The <=> operator is pgvector's cosine distance operator. The query embeds the search string and finds the nearest entity embeddings. Embedding model consistency — using the same model at ingest time and query time — is critical; mismatched models produce meaningless distances. This is guaranteed automatically when the identity server owns all embeddings: it uses the same model for both, and the query layer never needs to know which one.

Name search (fallback when no embedding_fn is provided):

async def _search_by_name(
    self, query: str, limit: int = 10
) -> list[EntityStub]:
    pattern = f"%{query}%"
    rows = await conn.fetch(
        "SELECT entity_id, entity_type FROM entity "
        "WHERE name ILIKE $1 "
        "AND (status IS NULL OR status != 'merged') "
        "ORDER BY name LIMIT $2",
        pattern, limit,
    )

ILIKE is case-insensitive substring matching. It is less precise than vector search -- a query for "Cushing" matches "Cushing disease," "Cushing syndrome," and any entity whose name contains the substring. For the medlit demo graph, where entity names are short and specific, this is acceptable. For large general-purpose graphs, vector search is preferred.

Edge Traversal

The traversal methods are straightforward:

async def edges_from(self, entity_id: str) -> list[Edge]:
    rows = await conn.fetch(
        "SELECT subject_id, predicate, object_id "
        "FROM relationship "
        "WHERE subject_id = $1",
        entity_id,
    )
    return [
        Edge(
            subject=r["subject_id"],
            predicate=r["predicate"],
            object=r["object_id"]
        ) for r in rows
    ]

edges_to is identical with WHERE object_id = $1. Both are called concurrently for every node in the BFS frontier. The connection pool handles concurrent acquisition; asyncpg's pool is safe for concurrent use.

Metadata and Evidence

metadata_for_edge is the most complex method in the backend. An edge record in the relationship table carries confidence, source_documents, and properties. Evidence provenance is in bundle_evidence, keyed by the string subject_id:predicate:object_id:

async def metadata_for_edge(
    self, edge: Edge
) -> dict[str, Any]:
    rel_key = f"{edge.subject}:{edge.predicate}:{edge.object}"
    evidence_rows = await _fetch_evidence(
        conn, rel_row["id"], rel_key
    )
    ...

The _fetch_evidence helper tries two schemas: the test schema (an evidence table with a UUID foreign key) and the kgserver schema (bundle_evidence with a string relationship key). This dual-schema support exists because the integration tests build a minimal schema from scratch while the production demo data uses the full kgserver schema. Both schemas are handled transparently.
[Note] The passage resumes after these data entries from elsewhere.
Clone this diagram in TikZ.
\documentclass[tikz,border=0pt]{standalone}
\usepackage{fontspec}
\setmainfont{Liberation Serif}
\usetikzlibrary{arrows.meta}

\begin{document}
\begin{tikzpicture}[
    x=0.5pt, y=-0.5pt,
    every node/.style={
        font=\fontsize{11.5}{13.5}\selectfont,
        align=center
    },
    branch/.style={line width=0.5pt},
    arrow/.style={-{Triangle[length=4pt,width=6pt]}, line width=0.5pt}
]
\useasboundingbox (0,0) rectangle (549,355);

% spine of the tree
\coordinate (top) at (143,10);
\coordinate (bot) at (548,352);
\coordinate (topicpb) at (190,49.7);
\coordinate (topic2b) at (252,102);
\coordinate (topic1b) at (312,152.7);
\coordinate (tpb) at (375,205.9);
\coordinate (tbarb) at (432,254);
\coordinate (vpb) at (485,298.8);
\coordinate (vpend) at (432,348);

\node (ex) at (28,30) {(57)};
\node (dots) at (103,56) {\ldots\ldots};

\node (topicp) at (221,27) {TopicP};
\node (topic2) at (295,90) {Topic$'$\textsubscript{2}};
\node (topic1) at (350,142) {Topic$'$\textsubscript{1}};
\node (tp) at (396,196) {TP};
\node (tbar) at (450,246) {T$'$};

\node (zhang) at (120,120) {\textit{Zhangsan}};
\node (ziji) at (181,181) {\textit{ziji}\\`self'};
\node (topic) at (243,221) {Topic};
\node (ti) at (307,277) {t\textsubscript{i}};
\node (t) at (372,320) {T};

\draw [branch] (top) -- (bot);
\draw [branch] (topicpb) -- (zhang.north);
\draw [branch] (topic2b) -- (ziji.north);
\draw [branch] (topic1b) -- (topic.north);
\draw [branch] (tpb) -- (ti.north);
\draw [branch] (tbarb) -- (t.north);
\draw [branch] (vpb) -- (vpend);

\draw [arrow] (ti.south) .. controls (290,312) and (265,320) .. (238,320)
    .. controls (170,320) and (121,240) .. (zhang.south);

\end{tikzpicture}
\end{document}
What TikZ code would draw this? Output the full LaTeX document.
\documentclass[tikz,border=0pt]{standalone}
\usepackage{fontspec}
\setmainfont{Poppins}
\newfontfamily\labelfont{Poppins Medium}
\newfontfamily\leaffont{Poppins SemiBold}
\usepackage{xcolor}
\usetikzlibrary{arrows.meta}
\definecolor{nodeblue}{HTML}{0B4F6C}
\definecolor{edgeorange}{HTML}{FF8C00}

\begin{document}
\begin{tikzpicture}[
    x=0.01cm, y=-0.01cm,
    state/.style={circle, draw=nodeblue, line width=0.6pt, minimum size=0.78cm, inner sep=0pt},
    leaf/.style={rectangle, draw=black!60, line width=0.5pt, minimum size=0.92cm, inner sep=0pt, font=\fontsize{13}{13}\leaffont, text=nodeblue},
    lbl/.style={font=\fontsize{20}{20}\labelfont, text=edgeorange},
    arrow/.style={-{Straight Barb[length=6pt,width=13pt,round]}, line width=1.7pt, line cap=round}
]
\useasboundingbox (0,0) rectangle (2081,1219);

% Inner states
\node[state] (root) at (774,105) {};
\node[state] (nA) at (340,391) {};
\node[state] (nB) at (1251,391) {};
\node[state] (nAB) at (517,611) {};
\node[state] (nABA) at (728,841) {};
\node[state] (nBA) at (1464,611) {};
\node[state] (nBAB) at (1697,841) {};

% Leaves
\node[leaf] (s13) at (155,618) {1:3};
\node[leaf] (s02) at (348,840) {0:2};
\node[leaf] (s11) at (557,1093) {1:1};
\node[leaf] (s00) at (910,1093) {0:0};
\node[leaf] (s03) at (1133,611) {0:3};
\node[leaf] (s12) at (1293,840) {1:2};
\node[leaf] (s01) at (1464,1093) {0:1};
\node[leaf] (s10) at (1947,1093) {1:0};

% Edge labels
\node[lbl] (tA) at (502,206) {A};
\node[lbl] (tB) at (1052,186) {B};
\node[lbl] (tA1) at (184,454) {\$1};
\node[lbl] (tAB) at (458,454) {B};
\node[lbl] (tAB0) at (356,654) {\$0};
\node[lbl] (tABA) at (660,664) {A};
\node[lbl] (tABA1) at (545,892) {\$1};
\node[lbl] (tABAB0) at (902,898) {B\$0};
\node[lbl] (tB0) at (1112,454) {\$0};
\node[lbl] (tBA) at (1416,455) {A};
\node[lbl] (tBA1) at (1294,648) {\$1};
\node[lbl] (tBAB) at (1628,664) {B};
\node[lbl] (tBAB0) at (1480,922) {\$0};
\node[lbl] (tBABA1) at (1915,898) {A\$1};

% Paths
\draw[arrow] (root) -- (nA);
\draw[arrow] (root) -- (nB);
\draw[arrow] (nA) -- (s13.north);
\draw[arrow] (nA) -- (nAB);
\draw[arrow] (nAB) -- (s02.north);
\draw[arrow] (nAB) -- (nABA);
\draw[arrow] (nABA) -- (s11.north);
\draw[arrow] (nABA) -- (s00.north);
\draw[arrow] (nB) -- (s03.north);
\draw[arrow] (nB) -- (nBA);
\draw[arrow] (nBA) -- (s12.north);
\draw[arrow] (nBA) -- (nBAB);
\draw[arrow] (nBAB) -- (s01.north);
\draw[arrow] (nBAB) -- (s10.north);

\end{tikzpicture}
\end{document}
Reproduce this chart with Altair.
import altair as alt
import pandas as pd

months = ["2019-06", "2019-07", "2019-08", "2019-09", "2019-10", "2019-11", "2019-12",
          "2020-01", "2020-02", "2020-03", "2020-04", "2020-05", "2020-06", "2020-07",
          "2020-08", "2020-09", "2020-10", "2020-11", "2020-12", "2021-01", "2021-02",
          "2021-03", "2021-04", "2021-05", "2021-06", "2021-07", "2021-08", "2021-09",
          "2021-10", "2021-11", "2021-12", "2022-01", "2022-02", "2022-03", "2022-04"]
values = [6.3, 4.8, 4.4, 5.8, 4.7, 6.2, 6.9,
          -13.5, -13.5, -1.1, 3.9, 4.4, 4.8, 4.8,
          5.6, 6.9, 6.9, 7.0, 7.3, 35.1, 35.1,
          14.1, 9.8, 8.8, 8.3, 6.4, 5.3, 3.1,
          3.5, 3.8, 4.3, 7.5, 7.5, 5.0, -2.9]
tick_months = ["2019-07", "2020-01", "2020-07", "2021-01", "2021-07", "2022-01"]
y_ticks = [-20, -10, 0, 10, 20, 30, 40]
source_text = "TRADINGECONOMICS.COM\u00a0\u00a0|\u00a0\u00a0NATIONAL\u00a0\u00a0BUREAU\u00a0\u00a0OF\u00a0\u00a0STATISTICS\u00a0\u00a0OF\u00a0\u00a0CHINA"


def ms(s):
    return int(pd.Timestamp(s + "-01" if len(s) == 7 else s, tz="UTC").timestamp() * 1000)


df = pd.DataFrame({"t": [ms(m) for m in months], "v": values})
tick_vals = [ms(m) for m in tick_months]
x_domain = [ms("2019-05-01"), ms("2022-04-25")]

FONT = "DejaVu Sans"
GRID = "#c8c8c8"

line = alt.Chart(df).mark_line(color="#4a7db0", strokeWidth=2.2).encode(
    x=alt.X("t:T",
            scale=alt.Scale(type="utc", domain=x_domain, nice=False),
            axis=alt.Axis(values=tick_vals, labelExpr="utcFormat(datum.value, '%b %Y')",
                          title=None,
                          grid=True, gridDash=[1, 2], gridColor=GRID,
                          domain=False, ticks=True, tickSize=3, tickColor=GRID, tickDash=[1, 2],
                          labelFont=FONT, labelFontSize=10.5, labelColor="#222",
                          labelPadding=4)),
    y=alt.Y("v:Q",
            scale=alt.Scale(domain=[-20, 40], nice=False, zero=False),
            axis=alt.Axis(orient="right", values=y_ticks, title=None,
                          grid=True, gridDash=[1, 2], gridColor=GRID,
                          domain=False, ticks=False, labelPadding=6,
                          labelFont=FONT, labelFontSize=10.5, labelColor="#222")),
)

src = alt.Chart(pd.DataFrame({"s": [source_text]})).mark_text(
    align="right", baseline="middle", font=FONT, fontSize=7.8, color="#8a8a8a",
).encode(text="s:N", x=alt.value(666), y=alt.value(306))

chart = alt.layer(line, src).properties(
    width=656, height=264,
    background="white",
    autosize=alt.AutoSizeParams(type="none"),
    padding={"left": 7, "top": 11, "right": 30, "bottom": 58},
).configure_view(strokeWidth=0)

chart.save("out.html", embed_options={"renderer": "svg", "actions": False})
The resulting metadata dict for a full edge includes confidence, source document IDs, any relationship properties, and a provenance list with text spans, confidence scores, and document references. This provenance is stripped by _slim_result in the server layer before returning BFS results -- it is available only through describe_entity on a specific node, which fetches the edge metadata directly.